El que ella pariese no era un motivo para dejar a Coupeau sin comer. Por fin el guiso se fue haciendo sobre un fuego cubierto de ceniza. Volvió al cuarto, creyendo tener tiempo de poner un cubierto a un lado de la mesa. Tuvo que dejar la botella del vino, no tuvo ni fuerza para acercarse al lecho, cayó al suelo y allí mismo, sobre una estera, dio a luz. Cuando la comadrona llegó, un cuarto de hora después, tuvo que prestarle ayuda donde estaba.

El plomero continuaba trabajando en el hospital. Gervasia no quiso que se le fuese a molestar. Cuando llegó, a las siete, la encontró acostada, bien arropada y con el rostro muy pálido sobre la almohada. La criatura lloraba, envuelta en un chal, a los pies de la madre.

—¡Ah, pobrecita mía! —exclamó Coupeau, besando a Gervasia—. Y yo que bromeaba no hace ni una hora mientras tú pasabas las de Caín… Pero, dime, estás tan tranquila, sueltas eso en menos tiempo que se necesita para estornudar.

Ella se sonrió débilmente y murmuró:

—Es una niña.

—¡Estupendo! —repuso el plomero, bromeando para animarla—. Yo había encargado una niña y se me ha complacido. Está visto, haces todo cuanto quiero…

Y tomando a la niña continuó:

—Venga que la vea un poco, ¡señorita Souillon! (puerca)… Tiene usted una carita bien negra; pero no hay que apurarse, ya blanqueará; es preciso que sea usted seria y no coquetee, hay que ser juiciosa como papá y mamá.

Gervasia, callada, miraba a su hija con los ojos muy abiertos, un tanto ensombrecidos de tristeza. Bajó la cabeza; habría querido un niño, porque los muchachos se desenvuelven siempre mejor y no corren tantos riesgos en este París. La comadrona tomó la muñeca de manos de Coupeau. Prohibió también a Gervasia que hablara; ya era mala cosa que se hiciera tanto ruido alrededor. Entonces el plomero dijo que sería preciso avisar a mamá Coupeau y a los Lorilleux; pero se moría de hambre, quería comer antes. Fue una contrariedad para la recién parida verle servirse a sí mismo, correr a la cocina, buscar el guiso, comer en un plato sopero y que no encontrase el pan. A pesar de la prohibición se lamentaba, revolviéndose entre las sábanas. Había sido una tonta no pudiendo poner la mesa; el dolor la había tirado al suelo como si la hubieran dado un garrotazo. Su pobre marido dejaría de quererla al verla allí tan descansada y él comiendo tan mal. ¿Estarían las patatas bastante cocidas?… No se acordaba si les había echado sal.

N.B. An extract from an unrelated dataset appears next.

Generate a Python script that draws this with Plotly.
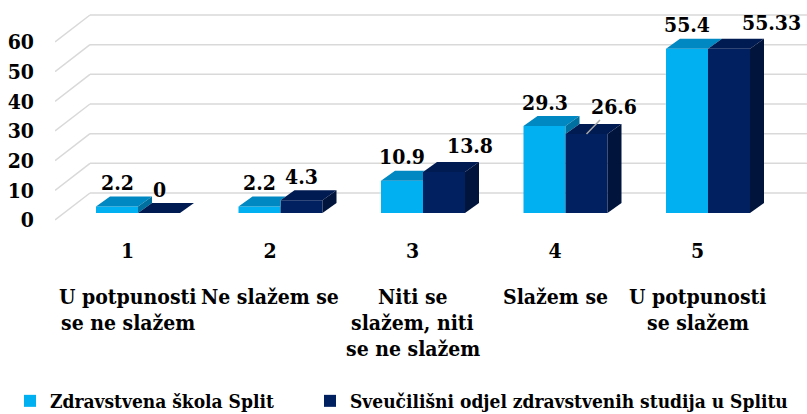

—¡Cállese! —gritó la comadrona.

—¡Oh! no podrá impedirle que se dé mal rato —dijo Coupeau con la boca llena—. Si no estuviera usted aquí, estoy seguro que se levantaría a partirme el pan… Estáte quieta boca arriba, tontona. Si no obedeces, ni en quince días te verás de pie… Está muy bueno tu guisado. Usted comerá conmigo, ¿no es cierto, señora?

La comadrona no aceptó; pero se dispuso a beberse un vaso de vino, porque la había emocionado, decía, encontrar a la infeliz mujer con el bebé sobre la estera. Coupeau marchó por fin a dar la noticia a la familia. Una media hora después vino con toda la gente: mamá Coupeau, los Lorilleux y la señora Lerat, que se encontraba en casa de éstos cuando él llegó. Los Lorilleux, ante la prosperidad de la pareja, estaban muy amables, elogiando a Gervasia desmedidamente, pero dejando escapar gestecillos restrictivos, movimientos de cabeza y de párpados como para posponer su verdadero juicio. En fin, ellos sabían lo que sabían; pero en modo alguno querían ir contra la opinión de todo el barrio.